I was waiting for "I just don't like my name being said, is all."

But she didn't bother saying it.

My conclusion: She's about to leave and wanted to finally tell me how much I drive her nuts.

(And may I tell you how much your martyrdom bullshit drives me crazy?)

Jesus, how weirdly uncomfortable for her to just blurt that out. Why bother? Now? Or at all? If you're leaving, get gone.

And if I'm wrong about her leaving, I was just handed another reason to leave myself. On a silver platter. Do not pass go. Do not collect $200.

The rest of the hour I was there today, I did not call her by her name. It was like a bullshit party game without the party, or alcohol.

"Hey...you...phone call."

And good god she looks miffed when there's a call for her. QUIT, bitch, because you're already gone.

But, I need to focus on me. Her plans are hers, mine are mine. I cleaned out a shitload of files today, and boxed up a bunch of old stuff from past years (which I needed to do ANYWAY, even if I were staying, just to make room). I made a comment about as she was passing by (in case she was wondering - she wasn't), and if anyone else asks, it's "year end" clean-up.

I took more "me stuff" off my wall. I reorganized my files.

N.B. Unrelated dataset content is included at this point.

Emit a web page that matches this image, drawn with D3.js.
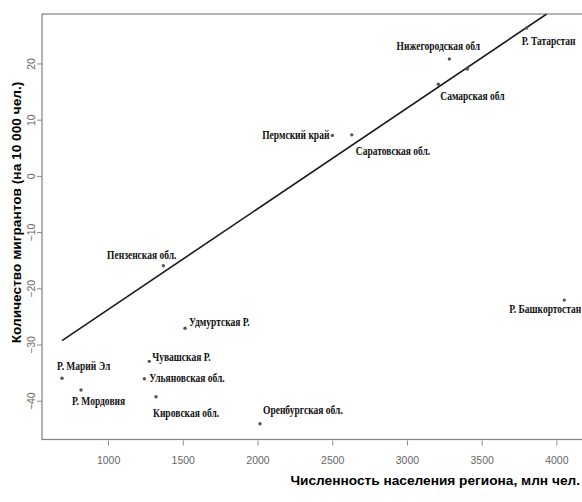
<!DOCTYPE html>
<html><head><meta charset="utf-8">
<script src="https://cdn.jsdelivr.net/npm/d3@7"></script>
<style>body{margin:0;background:#fff}svg{display:block}</style>
</head><body>
<svg id="c" width="582" height="502"></svg>
<script>
const regions = ["Р. Марий Эл","Р. Мордовия","Пензенская обл.","Удмуртская Р.","Чувашская Р.","Ульяновская обл.","Кировская обл.","Оренбургская обл.","Р. Башкортостан","Пермский край","Саратовская обл.","Нижегородская обл","Самарская обл","Р. Татарстан",""];
const population = [692,819,1370,1515,1276,1243,1321,2017,4053,2501,2631,3284,3210,3801,3404];
const migrants = [-36.0,-38.1,-16.0,-27.1,-33.0,-36.1,-39.3,-44.1,-22.1,7.2,7.3,20.8,16.3,26.3,19.0];
const fitX = [692,3935];
const fitY = [-29.3,28.8];
const xTicks = [1000,1500,2000,2500,3000,3500,4000];
const yTicks = [-40,-30,-20,-10,0,10,20];
const xTitle = "Численность населения региона, млн чел.";
const yTitle = "Количество мигрантов (на 10 000 чел.)";
// label placement: [dx, dy, anchor]
const labelPlace = [[-5,-8,"start"],[-9,15,"start"],[13,-7,"end"],[4,-2,"start"],[3,0,"start"],[5,3,"start"],[-3,20,"start"],[3,-10,"start"],[17,13,"end"],[-3,4,"end"],[4,20,"start"],[-11,-9,"middle"],[2,16,"start"],[-5,17,"start"],[0,0,"start"]];

const svg = d3.select("#c");
const L=42, T=14, B=439.5, R=600;
const x = d3.scaleLinear().domain([558,4292]).range([L,R]);
const y = d3.scaleLinear().domain([-46.9,28.8]).range([B,T]);

svg.append("defs").append("clipPath").attr("id","clip")
  .append("rect").attr("x",L).attr("y",T).attr("width",R-L).attr("height",B-T);

// box
svg.append("rect").attr("x",L).attr("y",T).attr("width",R-L).attr("height",B-T)
  .attr("fill","none").attr("stroke","#808080").attr("stroke-width",1.2);

// x axis
const xa = svg.append("g").attr("transform",`translate(0,${B})`)
  .call(d3.axisBottom(x).tickValues(xTicks).tickSize(6).tickPadding(11).tickFormat(d3.format("d")));
xa.select(".domain").remove();
xa.selectAll("line").attr("stroke","#888").attr("y1",1);
xa.selectAll("text").attr("fill","#666").style("font-family","'Liberation Sans Narrow','Liberation Sans',Arial,sans-serif").style("font-size","10.5px");

// y axis
const ya = svg.append("g").attr("transform",`translate(${L},0)`)
  .call(d3.axisLeft(y).tickValues(yTicks).tickSize(5).tickFormat(d3.format("d")));
ya.select(".domain").remove();
ya.selectAll("line").attr("stroke","#888");
ya.selectAll("text").attr("fill","#666").attr("x",null).attr("dy",null)
  .attr("text-anchor","middle")
  .attr("transform","translate(-7,0) rotate(-90)")
  .style("font-family","'Liberation Sans Narrow','Liberation Sans',Arial,sans-serif").style("font-size","10.5px");

// regression line
svg.append("line").attr("clip-path","url(#clip)")
  .attr("x1",x(fitX[0])).attr("y1",y(fitY[0])).attr("x2",x(fitX[1])).attr("y2",y(fitY[1]))
  .attr("stroke","#1a1a1a").attr("stroke-width",1.6);

// points
svg.append("g").selectAll("circle").data(population).join("circle")
  .attr("cx",(d)=>x(d)).attr("cy",(d,i)=>y(migrants[i])).attr("r",1.7).attr("fill","#555");

// labels
svg.append("g").selectAll("text").data(regions).join("text")
  .attr("transform",(d,i)=>`translate(${x(population[i])+labelPlace[i][0]},${y(migrants[i])+labelPlace[i][1]}) scale(0.73,1)`)
  .attr("text-anchor",(d,i)=>labelPlace[i][2])
  .style("font-family","'Liberation Serif','Times New Roman',serif").style("font-weight","bold").style("font-size","13px")
  .attr("fill","#111").text(d=>d);

// titles
svg.append("text").attr("x",580).attr("y",485).attr("text-anchor","end")
  .style("font-family","'Liberation Sans',Arial,sans-serif").style("font-weight","bold").style("font-size","13.7px")
  .attr("fill","#000").text(xTitle);
svg.append("text").attr("transform","translate(20.5,212.5) rotate(-90)").attr("text-anchor","middle")
  .style("font-family","'Liberation Sans',Arial,sans-serif").style("font-weight","bold").style("font-size","13.7px")
  .attr("fill","#000").text(yTitle);
</script>
</body></html>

Tossed, shredded, gone, done.

Beyond all this, I think something bigger might be going on at work, that I'm not privy to.

I hate venturing into the "What are THEY up to?" avenue, but if the underlings (who have higher positions, thus know more than I do) are defecting, it's only a matter of time before the big guns under the owner ditch.

Based on my new evidence, I'm gonna have to jet in early January. Or at least be ready to leave at any given moment. In a blazing fit of HISSY.

Dentist appt: PAINFULLY DONE.

Doctor appt: Dec. 19th. His signature on a three month supply of Rx via mail.

In the meantime, toss, shred, toss, delete.

And I must ignore the bitch: She who has no name. I'm in a race to quit before she does.

She is NOT laying her shit at my feet.

I've got a trip to Ireland to plan for.